Customization is where Drone Acro Simulator really flexes. You can tweak pretty much every part of your drone’s behavior—from air resistance and gravity settings to its rotation shutdown threshold. If that sounds technical, it is—but in a way that gives you total control. For people who’ve flown real FPV drones or just watched enough YouTube flight fails to care, that level of depth hits different.
The game also supports external gamepads and even radio equipment, which adds serious value for sim lovers who want to replicate the feel of real-life gear. And while the demo version only offers one map out of four, the layout is decent enough to pull off freestyle maneuvers and get the hang of inverted flights, power loops, and smooth transitions. The full version opens up more diverse environments, but even the free map gives you room to build muscle memory.

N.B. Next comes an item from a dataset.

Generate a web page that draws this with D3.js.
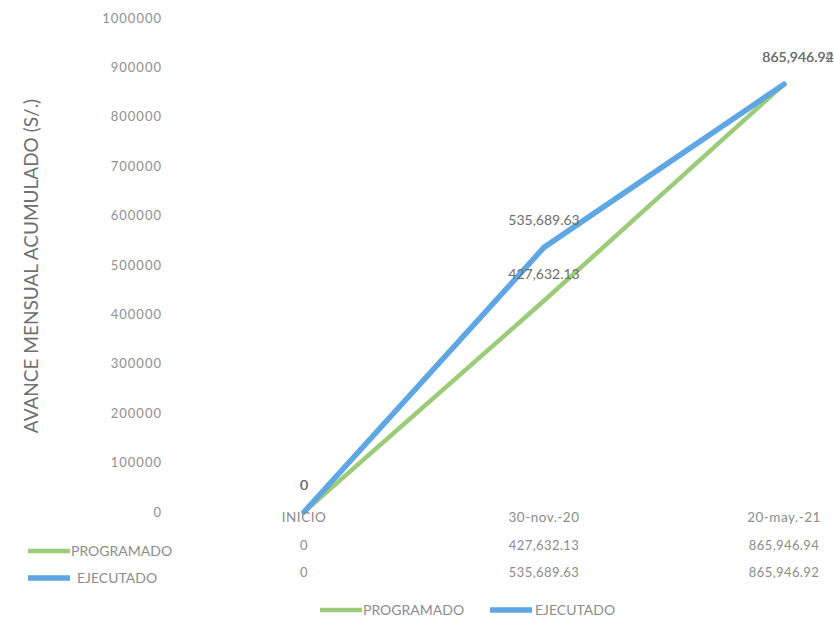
<!DOCTYPE html>
<html><head><meta charset="utf-8">
<script src="https://cdn.jsdelivr.net/npm/d3@7"></script>
<style>
html,body{margin:0;padding:0;background:#fff;}
svg{display:block;font-family:Lato,"Open Sans",sans-serif;}
</style></head>
<body>
<svg id="c" width="834" height="619"></svg>
<script>
const categories = ["INICIO", "30-nov.-20", "20-may.-21"];
const programado = [0, 427632.13, 865946.94];
const ejecutado = [0, 535689.63, 865946.92];
const seriesNames = ["PROGRAMADO", "EJECUTADO"];
const yTicks = [0,100000,200000,300000,400000,500000,600000,700000,800000,900000,1000000];
const yTitle = "AVANCE MENSUAL ACUMULADO (S/.)";

const fmt = v => v === 0 ? "0" : d3.format(",.2f")(v);
const series = [
  {name: seriesNames[0], values: programado, color: "#9ccc7a", width: 4.5},
  {name: seriesNames[1], values: ejecutado, color: "#5ea7e4", width: 5.5}
];

const svg = d3.select("#c");
const x = d3.scaleBand().domain(categories).range([184, 904]);
const xc = c => x(c) + x.bandwidth()/2;
const y = d3.scaleLinear().domain([0, 1000000]).range([512, 18]);

// y axis (no line, only labels)
const yAxis = d3.axisLeft(y).tickValues(yTicks).tickSize(0).tickPadding(0).tickFormat(d3.format("d"));
const gy = svg.append("g").attr("transform", "translate(162,0)").call(yAxis);
gy.select(".domain").remove();
gy.selectAll("text").attr("font-size", 13).attr("letter-spacing", 1).attr("fill", "#909090").attr("font-family", "Lato, sans-serif");

// y title
svg.append("text")
  .attr("transform", "translate(38,266) rotate(-90)")
  .attr("text-anchor", "middle")
  .attr("font-size", 19)
  .attr("fill", "#707070")
  .text(yTitle);

// lines
const line = d3.line().x((d,i) => xc(categories[i])).y(d => y(d));
series.forEach(s => {
  svg.append("path").datum(s.values)
    .attr("d", line)
    .attr("fill", "none")
    .attr("stroke", s.color)
    .attr("stroke-width", s.width)
    .attr("stroke-linecap", "round")
    .attr("stroke-linejoin", "round");
});

// data labels
const labelDx = [0, 0, 14];
series.forEach(s => {
  svg.append("g").selectAll("text").data(s.values).join("text")
    .attr("x", (d,i) => xc(categories[i]) + labelDx[i])
    .attr("y", d => y(d) - 22)
    .attr("text-anchor", "middle")
    .attr("font-size", 14)
    .attr("fill", "#6e6e6e")
    .text(d => fmt(d));
});

// data table
const xTable = d3.axisBottom(x).tickSize(0).tickPadding(0);
const gx = svg.append("g").attr("transform", "translate(0,512)").call(xTable);
gx.select(".domain").remove();
gx.selectAll("text").attr("font-size", 13.5).attr("letter-spacing", 0.5).attr("fill", "#8c8c8c").attr("font-family", "Lato, sans-serif");

const rowY = [545, 572];
series.forEach((s, r) => {
  svg.append("g").selectAll("text").data(s.values).join("text")
    .attr("x", (d,i) => xc(categories[i]))
    .attr("y", rowY[r])
    .attr("dy", "0.35em")
    .attr("text-anchor", "middle")
    .attr("font-size", 13)
    .attr("letter-spacing", 0.4)
    .attr("fill", "#8c8c8c")
    .text(d => fmt(d));
  // table legend key
  svg.append("line").attr("x1", 28).attr("x2", 70).attr("y1", rowY[r]+6).attr("y2", rowY[r]+6)
    .attr("stroke", s.color).attr("stroke-width", s.width);
  svg.append("text").attr("x", r === 0 ? 71 : 77).attr("y", rowY[r]+6).attr("dy", "0.35em")
    .attr("font-size", 14).attr("fill", "#8c8c8c").text(s.name);
});

// bottom legend
const legX = [320, 490];
const legTextX = [363, 535];
series.forEach((s, i) => {
  svg.append("line").attr("x1", legX[i]).attr("x2", legX[i] + 42).attr("y1", 610).attr("y2", 610)
    .attr("stroke", s.color).attr("stroke-width", s.width);
  svg.append("text").attr("x", legTextX[i]).attr("y", 610).attr("dy", "0.35em")
    .attr("font-size", 14).attr("fill", "#8c8c8c").text(s.name);
});
</script>
</body></html>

Graphics-wise, it’s serviceable. Nothing groundbreaking, but functional enough not to be distracting. What might throw some people off, though, is the lack of an option to disable inverted controls on the right joystick—a weird omission that makes flying less intuitive for new users. It’s a bit of a learning curve, but once you adapt, it weirdly becomes part of the challenge.
That said, if you’re new to the acro flying scene, the learning curve might feel brutal. The terminology alone (pitch, yaw, throttle midpoint) can be intimidating. But for those who are already knee-deep in the drone world—or curious enough to learn—this app becomes a sweet training ground without putting a real drone at risk of tree collisions.